Pre-Nuptial Agreement – Is It The Right Fit?
A pre-nuptial agreement (PNA) is a legal agreement made between a couple prior to their marriage or before entering a civil partnership.
Usually, a PNA sets out how the assets should be divided if the couple were to divorce, or dissolve their civil partnership, for the purposes of this article, we will use terminology relating to marriage. The agreement will define ‘matrimonial property’ and ‘non-matrimonial property’ – matrimonial property tends to include assets acquired during the marriage or held in joint names (e.g. a joint bank account or the family home). Non-matrimonial property tends to include inherited assets and other assets owned separately before the marriage (e.g. investment accounts, separate bank accounts). Importantly, the agreement can also deal with income and future earnings.
If there are significant changes in the marriage after the PNA has been entered into, such as the birth of a child or the joint purchase of a new home, it is best practice to review the terms of the agreement, and a PNA will often include a review clause. It is important to note that PNA’s do not usually include non-financial arrangements relating to the couple’s children – if these are included, they will not be valid.
Many clients often ask the same question – are pre-nuptial agreements legally binding in the UK?
The short answer is no, they are not.
This is because the terms of the agreement cannot override the court’s power in deciding how assets or income should be distributed. Essentially, the court has overall power.
However, crucially, the court does have to give the PNA appropriate weight when considering the application for financial remedy on divorce. This means that a PNA could become a decisive factor in the court’s judgment, and it all depends on the circumstances of the case (as well as the drafting of the agreement).
In Radmacher v Granatino [2010] UKSC 42, the Supreme Court considered the weight that should be given to a pre-nuptial agreement when exercising its judgment. The Supreme Court held:
“The court should give effect to a nuptial agreement that is freely entered into by each party with a full appreciation of its implications unless in the circumstances prevailing it would not be fair to hold the parties to the agreement.” (At paragraph 75.)
The key here is to determine ‘what is fair?’
Fairness can be assessed by applying the following three-stage test, as set out in Radmacher:
- The agreement must be entered into freely by both parties.
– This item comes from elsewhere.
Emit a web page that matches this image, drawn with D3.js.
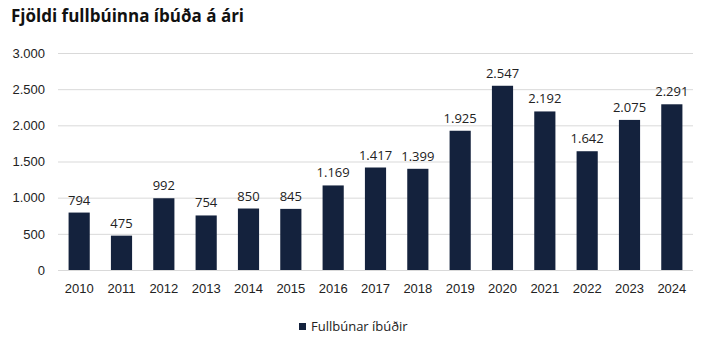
<!DOCTYPE html>
<html lang="is">
<head>
<meta charset="UTF-8">
<title>Fjöldi fullbúinna íbúða á ári</title>
<script src="https://d3js.org/d3.v7.min.js"></script>
<style>
  body { margin: 0; background: #fff; }
  svg { font-family: "Open Sans", "Noto Sans", sans-serif; }
</style>
</head>
<body>
<div id="chart"></div>
<script>
// data
const years = ["2010","2011","2012","2013","2014","2015","2016","2017","2018","2019","2020","2021","2022","2023","2024"];
const completed = [794, 475, 992, 754, 850, 845, 1169, 1417, 1399, 1925, 2547, 2192, 1642, 2075, 2291];
const yTicks = [0, 500, 1000, 1500, 2000, 2500, 3000];
const seriesName = "Fullbúnar íbúðir";

const width = 713, height = 352;
const margin = { top: 53, right: 20, bottom: 82, left: 58 };
const barColor = "#14223d";

const fmt = n => d3.format(",")(n).replace(/,/g, ".");

const svg = d3.select("#chart").append("svg")
  .attr("width", width)
  .attr("height", height);

svg.append("text")
  .attr("x", 11).attr("y", 22)
  .attr("font-size", 17).attr("font-weight", 700)
  .attr("fill", "#111")
  .text("Fjöldi fullbúinna íbúða á ári");

const x = d3.scaleBand()
  .domain(years)
  .range([margin.left, width - margin.right])
  .paddingInner(0.5).paddingOuter(0.25);

const y = d3.scaleLinear()
  .domain([0, 3000])
  .range([height - margin.bottom, margin.top]);

// gridlines + y labels
const yAxis = svg.append("g")
  .attr("transform", `translate(${margin.left},0)`)
  .call(d3.axisLeft(y).tickValues(yTicks).tickSize(-(width - margin.left - margin.right)).tickFormat(fmt).tickPadding(13));
yAxis.select(".domain").remove();
yAxis.selectAll(".tick line").attr("stroke", "#d9d9d9");
yAxis.selectAll(".tick text").attr("font-size", 13).attr("fill", "#222");

// bars
svg.append("g").selectAll("rect")
  .data(years)
  .join("rect")
  .attr("x", d => x(d))
  .attr("y", (d, i) => y(completed[i]))
  .attr("width", x.bandwidth())
  .attr("height", (d, i) => y(0) - y(completed[i]))
  .attr("fill", barColor);

// value labels
svg.append("g").selectAll("text")
  .data(years)
  .join("text")
  .attr("x", d => x(d) + x.bandwidth() / 2)
  .attr("y", (d, i) => y(completed[i]) - 8)
  .attr("text-anchor", "middle")
  .attr("font-size", 13).attr("fill", "#222")
  .text((d, i) => fmt(completed[i]));

// x axis
const xAxis = svg.append("g")
  .attr("transform", `translate(0,${y(0)})`)
  .call(d3.axisBottom(x).tickSize(0).tickPadding(14));
xAxis.select(".domain").remove();
xAxis.selectAll(".tick text").attr("font-size", 13).attr("fill", "#222");

// legend
const legend = svg.append("g").attr("transform", "translate(299,322)");
legend.append("rect").attr("width", 7).attr("height", 7).attr("y", 1).attr("fill", barColor);
legend.append("text").attr("x", 12).attr("y", 9).attr("font-size", 13).attr("fill", "#222").text(seriesName);
</script>
</body>
</html>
- The parties must have a full appreciation of the implications of the agreement (this includes the requirement for both parties to have legal representation).
- It must be fair to hold the parties to their agreement in the circumstances prevailing (this is a factual consideration at the time of divorce, and this is why the Court retains authority despite the existence of a PNA).
Circumstances whereby the fairness test is not met are likely to arise if the terms of the agreement leave one party in a “predicament of real need” (Radmacher, paragraph 81) on the assumption that the parties cannot have intended to leave one party in need when the agreement was signed.
The recent case of AH v BH [2024] EWFC 125 serves as an example of when the court might depart from the terms of a pre-nuptial agreement on the basis that needs would not be met, even if the agreement complies with the fairness conditions set out in Radmacher.
In AH v BH, the parties entered a pre-nuptial agreement which ringfenced the husband’s assets under his name, including his business interests. The wife had her own mortgage-free flat and employment income at the time; both parties entered the agreement with legal advice, and the wife understood that the PNA significantly limited her financial remedies if they were to divorce. The parties’ cohabitation and marriage lasted around 5 ½ years, during this time they had two children, and the wife assumed the role of their primary carer. Upon their divorce, it was the husband’s case that the precise terms of the PNA should be upheld. The wife argued that the PNA did not meet her or her children’s needs, as she was to continue in her capacity as primary carer and no longer had her employment income.
The assets totalled around £50 million, £291,000 of which formed part of the wife’s assets. Significantly, the pre-nuptial agreement included a review clause, whereby the agreement would be reviewed on the birth of children, however, the review never occurred. The judge noted that there was a “powerful counterweight” to the husband’s case, being the wife’s role as primary carer of the children until they reached 18 years of age, and her lack of independent wealth in contrast to the husband’s. On this basis, the judge departed from the agreement and awarded the wife 8% of the assets, totalling over £4 million. It was noted that, had the wife not entered the PNA, she may have been entitled to as much as £7.5 million or more, as well as a longer term of maintenance.
The judge’s decision here emphasises the importance of ensuring that a PNA provides for big life changes, such as the birth of a child or a big change in income, and that needs will be met when these changes occur. Therefore, including a review clause and consciously reviewing the pre-nuptial agreement will ensure that it is more likely to be upheld by the court on divorce.